- Video release poster
- Directed by: Phil Joanou
- Written by: Phil Joanou
- Produced by: Brad Epstein Phil Joanou Elie Samaha Jane Rosenthal Robert De Niro
- Starring: Stephen Dorff Judith Godrèche Kelly Macdonald Lauren Holly Jon Tenney Frank Vincent Paul Guilfoyle Hector Elizondo Bray Poor Kathryn Erbe Shannon Fiedler Zach Tyler Jim Gaffigan Dominic Hawksley Bono Vox
- Cinematography: Carolyn Chen
- Edited by: John Galt
- Music by: George Fenton Mr.

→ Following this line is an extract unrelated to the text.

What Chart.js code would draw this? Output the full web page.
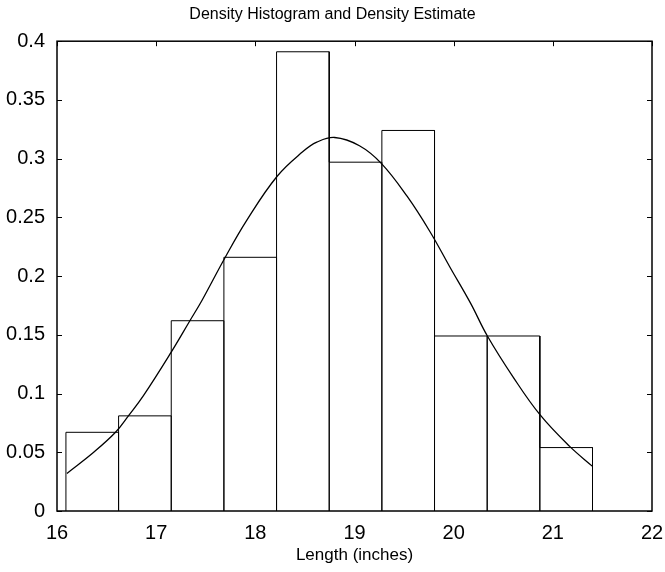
<!DOCTYPE html>
<html>
<head>
<meta charset="utf-8">
<script src="https://cdn.jsdelivr.net/npm/chart.js@4"></script>
<style>
  html, body { margin: 0; padding: 0; background: #fff; }
  #wrap { width: 665px; height: 572px; }
</style>
</head>
<body>
<div id="wrap"><canvas id="histChart" width="665" height="572"></canvas></div>
<script>
// histogram bins (inches) and their density heights
const binEdges = [16.09, 16.621, 17.152, 17.683, 18.214, 18.745, 19.276, 19.807, 20.338, 20.869, 21.40];
const binHeights = [0.067, 0.081, 0.162, 0.216, 0.391, 0.297, 0.324, 0.149, 0.149, 0.054];

// kernel density estimate, sampled along the curve
const curveX = [16.10, 16.37, 16.59, 16.72, 16.87, 17.15, 17.34, 17.46, 17.69, 17.91, 18.22, 18.48, 18.62,
                18.80, 19.05, 19.27, 19.53, 19.76, 19.96, 20.17, 20.34, 20.60, 20.87, 21.17, 21.40];
const curveY = [0.032, 0.050, 0.067, 0.081, 0.098, 0.135, 0.162, 0.179, 0.215, 0.247, 0.285, 0.306, 0.314,
                0.318, 0.311, 0.296, 0.268, 0.238, 0.208, 0.177, 0.149, 0.114, 0.082, 0.055, 0.038];

const FONT = '"Liberation Sans", Arial, Helvetica, sans-serif';

// outline of each bar: up the left edge, across the top, down the right edge
const outline = [];
binHeights.forEach((h, i) => {
    outline.push({x: binEdges[i], y: 0}, {x: binEdges[i], y: h},
                 {x: binEdges[i + 1], y: h}, {x: binEdges[i + 1], y: 0});
});
const curve = curveX.map((x, i) => ({x: x, y: curveY[i]}));

// box around the axes with inward tick marks
const frameTicks = {
    id: 'frameTicks',
    afterDatasetsDraw(chart) {
        const {ctx, chartArea: a, scales: {x, y}} = chart;
        ctx.save();
        ctx.strokeStyle = '#000';
        ctx.lineWidth = 1;
        ctx.beginPath();
        x.ticks.forEach(t => {
            const px = Math.round(x.getPixelForValue(t.value)) + 0.5;
            ctx.moveTo(px, a.top);
            ctx.lineTo(px, a.top + 5);
        });
        y.ticks.forEach(t => {
            const py = Math.round(y.getPixelForValue(t.value)) + 0.5;
            ctx.moveTo(a.left, py);
            ctx.lineTo(a.left + 5, py);
            ctx.moveTo(a.right, py);
            ctx.lineTo(a.right - 5, py);
        });
        ctx.stroke();
        ctx.lineWidth = 1.5;
        ctx.strokeRect(a.left, a.top, a.right - a.left, a.bottom - a.top);
        ctx.restore();
    }
};

const ctx = document.getElementById('histChart').getContext('2d');
const chart = new Chart(ctx, {
    type: 'line',
    data: {
        datasets: [{
            label: 'Density histogram',
            data: outline,
            borderColor: '#000',
            borderWidth: 1,
            pointRadius: 0,
            tension: 0,
            fill: false,
            clip: false
        }, {
            label: 'Density estimate',
            data: curve,
            borderColor: '#000',
            borderWidth: 1.3,
            pointRadius: 0,
            tension: 0.4,
            fill: false
        }]
    },
    options: {
        responsive: false,
        animation: false,
        layout: { padding: 0 },
        plugins: {
            legend: { display: false },
            tooltip: { enabled: false },
            title: {
                display: true,
                text: 'Density Histogram and Density Estimate',
                color: '#000',
                font: { family: FONT, size: 16, weight: 'normal' },
                padding: { top: 5, bottom: 17 }
            }
        },
        scales: {
            x: {
                type: 'linear',
                min: 16,
                max: 22,
                border: { display: false },
                grid: { display: false, drawTicks: false },
                ticks: {
                    stepSize: 1,
                    padding: 10,
                    color: '#000',
                    font: { family: FONT, size: 20 }
                },
                title: {
                    display: true,
                    text: 'Length (inches)',
                    color: '#000',
                    font: { family: FONT, size: 17 },
                    padding: { top: 0, bottom: 6 }
                },
                afterFit: s => {
                    s.height = 61;
                    s.paddingLeft = 0;
                    s.paddingRight = 13;
                }
            },
            y: {
                min: 0,
                max: 0.4,
                border: { display: false },
                grid: { display: false, drawTicks: false },
                ticks: {
                    stepSize: 0.05,
                    padding: 12,
                    color: '#000',
                    font: { family: FONT, size: 20 },
                    callback: v => String(parseFloat(v.toFixed(2)))
                },
                afterFit: s => { s.width = 57; }
            }
        }
    },
    plugins: [frameTicks]
});
</script>
</body>
</html>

Dan Andrew Phillpott Toy
- Production companies: Phoenician Entertainment Tribeca Productions
- Distributed by: Buena Vista Home Entertainment (through Touchstone Home Video)
- Release dates: April 15, 1999 (Los Angeles Independent Film Festival); September 12, 2000 (United States home video);
- Running time: 104 minutes
- Country: United States
- Language: English

= Entropy (film) =

Entropy is a 1999 American drama film directed by Phil Joanou, starring Stephen Dorff and featuring the Irish rock band U2.

==Plot==
A largely autobiographical film about director Phil Joanou, covering his early film career, his relationships, including a very short-lived marriage.

==Release==
The film has been re-released as "Adventures in Tinseltown" for streaming and is available on Tubi and Amazon Prime Video.